Available Affordances:
- get_class(class_id): Get detailed information about a class
- get_property(property_id): Get detailed information about a property
- get_properties_for(class_id, include_inherited=True): Get properties for a class
- find_related(class_id): Find classes semantically related to this class
- search(query): Search for classes or properties matching a query
- find_path(source_class, target_class): Find property paths between classes


In [None]:
# Get Dataset class details
dataset = nav.get_class('schema:Dataset')
print(f"\nDataset: {dataset['label']}")
print(f"Description: {dataset['description'][:100]}...")


Dataset: Dataset
Description: A body of structured information describing some topic(s) of interest....


In [None]:
# Find related classes
related = nav.find_related('schema:Dataset')
print(f"\nClasses related to Dataset:")
print(f"- Parent classes: {related['parent_classes']}")
print(f"- Referenced classes: {related['references'][:3]}...")

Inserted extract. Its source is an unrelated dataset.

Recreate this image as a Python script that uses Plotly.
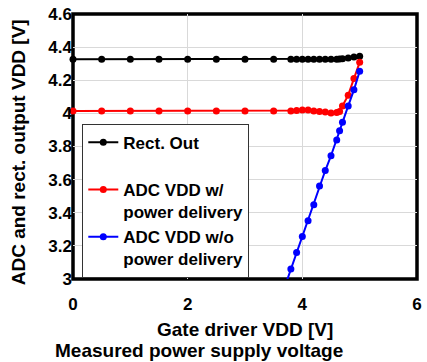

Classes related to Dataset:
- Parent classes: ['schema:CreativeWork']
- Referenced classes: ['schema:CreativeWork', 'schema:URL', 'schema:Product']...


In [None]:
# Search for a term
results = nav.search('catalog')
print(f"\nSearch results for 'catalog':")
print(f"- Found {len(results['properties'])} properties and {len(results['classes'])} classes")


Search results for 'catalog':
- Found 4 properties and 0 classes


In [None]:
#| hide
import nbdev; nbdev.nbdev_export()